Drones are often used by the military to wage wars, with headlines about drone attacks launched by the US to combat militant organizations in Somalia and Libya. Drones are not only used for combat purposes, though. The United Nations are keeping peace and saving lines by using unmanned aerial vehicles (UAV) to maintain peacekeeping operations and secure service lines and deliver medical equipment in Mali, Democratic Republic of Congo, and the Central African Republic of Congo.
Drones provide aerial surveillance at low cost, aiding law enforcement to surveil and discover irregular and illegal activities. A Recent discovery was made when drone surveillance helped uncover illegal activities that violated both pandemic curfews and national laws as reported by indiawest.com. In Africa, security can be increased for camps, monitoring militant groups, escorting convoys, and identifying and tracking armed groups. Search capabilities are greatly improved to support rescue operations in remote parts.
Old Technology Getting Widespread Adoption
Reconnaissance UAVs were used prominently by the US during the Vietnam War in the 70s, to survey regions and aid in strategic planning. After the Vietnam War, other countries outside the US started experimenting with UAVs. During this time UAVs started being used to not only observe but also drop bombs and propaganda intended for psychological warfare. Since the 70s, the technology has been refined, allowing drones to fly at higher altitudes and with enhanced endurance. Solar power has been effectively implemented in long flight drones to deal with the fuel problem. Nowadays, drones have many functions ranging from carrying out search operations, monitoring climate change, filming, photography, and deliveries.
United Nations Utilizing Modern Drone Technology
In many countries in Africa, dirt roads make it difficult to deliver medical supplies to patients in time or get, delivery, and test blood samples before they expire. Floods have had a devastating effect on many countries this year, cutting off supply routes and roads. In these scenarios, drones can save lives by effectively traveling in the airspace and utilizing high definition cameras that transmit images to the command center where the drones are operated from.

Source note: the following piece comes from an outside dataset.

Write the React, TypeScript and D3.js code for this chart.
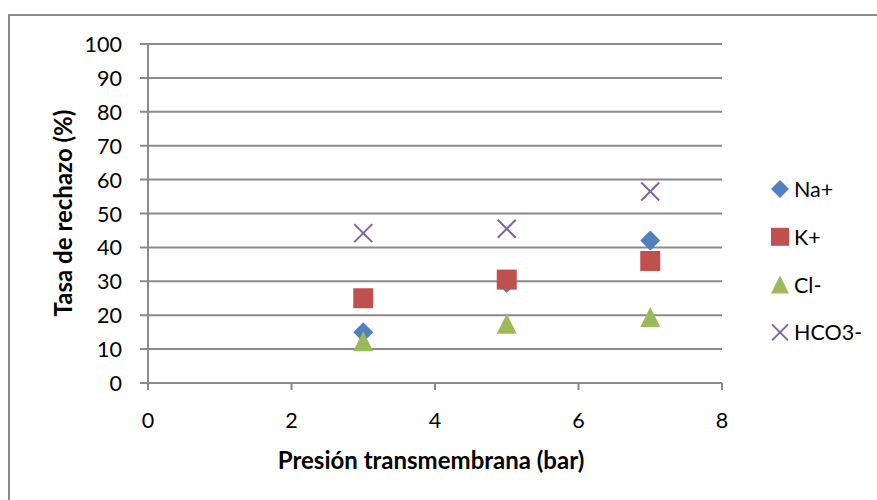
import React from "react";
import * as d3 from "d3";

// Transmembrane pressure (bar) for each measurement
const pressures = [3, 5, 7];

// Rejection rate (%) per ion
const naValues = [15, 29.5, 42];
const kValues = [25, 30.5, 36];
const clValues = [12.3, 17.5, 19.5];
const hco3Values = [44.2, 45.5, 56.5];

const seriesNames = ["Na+", "K+", "Cl-", "HCO3-"];
const seriesColors = ["#4F81BD", "#C0504D", "#9BBB59", "#8064A2"];
const seriesShapes = ["diamond", "square", "triangle", "cross"];
const seriesValues = [naValues, kValues, clValues, hco3Values];

const xTicks = [0, 2, 4, 6, 8];
const yTicks = [0, 10, 20, 30, 40, 50, 60, 70, 80, 90, 100];

const W = 877;
const H = 500;
const FONT = "Lato, 'Open Sans', sans-serif";
const LABEL_SIZE = 21.5;
const TITLE_SIZE = 24;

function markerPath(shape: string, s: number): string {
  const h = s / 2;
  const p = d3.path();
  if (shape === "diamond") {
    p.moveTo(0, -h);
    p.lineTo(h, 0);
    p.lineTo(0, h);
    p.lineTo(-h, 0);
    p.closePath();
  } else if (shape === "square") {
    p.rect(-h, -h, s, s);
  } else if (shape === "triangle") {
    p.moveTo(0, -h);
    p.lineTo(h, h);
    p.lineTo(-h, h);
    p.closePath();
  } else {
    p.moveTo(-h, -h);
    p.lineTo(h, h);
    p.moveTo(h, -h);
    p.lineTo(-h, h);
  }
  return p.toString();
}

function Marker({ shape, color, x, y, size }: { shape: string; color: string; x: number; y: number; size: number }) {
  const d = markerPath(shape, size);
  if (shape === "cross") {
    return <path d={d} transform={`translate(${x},${y})`} fill="none" stroke={color} strokeWidth={2} />;
  }
  return <path d={d} transform={`translate(${x},${y})`} fill={color} />;
}

export default function App() {
  const x = d3.scaleLinear().domain([0, 8]).range([148, 722]);
  const y = d3.scaleLinear().domain([0, 100]).range([383, 44]);
  const grid = "#8a8a8a";

  return (
    <svg width={W} height={H} style={{ position: "absolute", left: 0, top: 0, background: "#fff" }}>
      <rect x={9} y={15} width={900} height={600} fill="#fff" stroke="#8a8a8a" strokeWidth={2} />

      {/* horizontal gridlines with tick stubs */}
      {yTicks.map((t) => (
        <g key={`gy${t}`}>
          <line x1={140} x2={x(8)} y1={y(t)} y2={y(t)} stroke={grid} strokeWidth={2} />
          <text x={122} y={y(t)} textAnchor="end" dominantBaseline="central" fontFamily={FONT} fontSize={LABEL_SIZE} fill="#000">
            {t}
          </text>
        </g>
      ))}

      {/* y axis */}
      <line x1={x(0)} x2={x(0)} y1={y(100)} y2={y(0) + 7} stroke={grid} strokeWidth={2} />

      {/* x axis ticks and labels */}
      {xTicks.map((t) => (
        <g key={`gx${t}`}>
          <line x1={x(t)} x2={x(t)} y1={y(0)} y2={y(0) + 7} stroke={grid} strokeWidth={2} />
          <text x={x(t)} y={420} textAnchor="middle" dominantBaseline="central" fontFamily={FONT} fontSize={LABEL_SIZE} fill="#000">
            {t}
          </text>
        </g>
      ))}

      {/* data points */}
      {seriesValues.map((vals, si) =>
        vals.map((v, i) => (
          <Marker
            key={`m${si}-${i}`}
            shape={seriesShapes[si]}
            color={seriesColors[si]}
            x={x(pressures[i])}
            y={y(v)}
            size={seriesShapes[si] === "cross" ? 18 : 20}
          />
        ))
      )}

      {/* axis titles */}
      <text x={431} y={459} textAnchor="middle" dominantBaseline="central" fontFamily={FONT} fontSize={TITLE_SIZE} fontWeight="bold" fill="#000">
        Presión transmembrana (bar)
      </text>
      <text
        transform="translate(62,213) rotate(-90)"
        textAnchor="middle"
        dominantBaseline="central"
        fontFamily={FONT}
        fontSize={TITLE_SIZE}
        fontWeight="bold"
        fill="#000"
      >
        Tasa de rechazo (%)
      </text>

      {/* legend */}
      {seriesNames.map((name, i) => {
        const ly = 189 + i * 47.8;
        return (
          <g key={`lg${i}`}>
            <Marker shape={seriesShapes[i]} color={seriesColors[i]} x={780} y={ly} size={seriesShapes[i] === "cross" ? 16 : 18} />
            <text x={794} y={ly} dominantBaseline="central" fontFamily={FONT} fontSize={LABEL_SIZE} fill="#000">
              {name}
            </text>
          </g>
        );
      })}
    </svg>
  );
}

Roughly 400,000 people die from Malaria every year; hundreds of millions of malaria cases are reported every year. Drones have efficiently been used to survey land areas to identify mosquito breeding sites.
Most children in Africa that have HIV acquired the disease from their mothers, diagnosing and giving treatments to infants with HIV is crucial for survival. To diagnose HIV, blood samples of newborn babies need to be taken, rushed to laboratories for testing, and then flown back fast.
A speedy diagnosis in rural areas is only possible through drones. The communication systems used between laboratories, clinics, and drones are simple but effective. Software systems would automatically send an SMS or WhatsApp message to the clinic when the drone is approaching, informing the recipient to go outside. As the drone approaches the target, it drops in altitude, ejects the delivery box which subsequently floats to the ground with a small parachute. The drone then returns back to the command center and is prepped for future flights.
Drones are really making a difference in Africa in a positive way. Before drones, it could take up to 10 hours to get medication. Now drones can take off on-demand and have a blood sample or medication delivered in under one hour.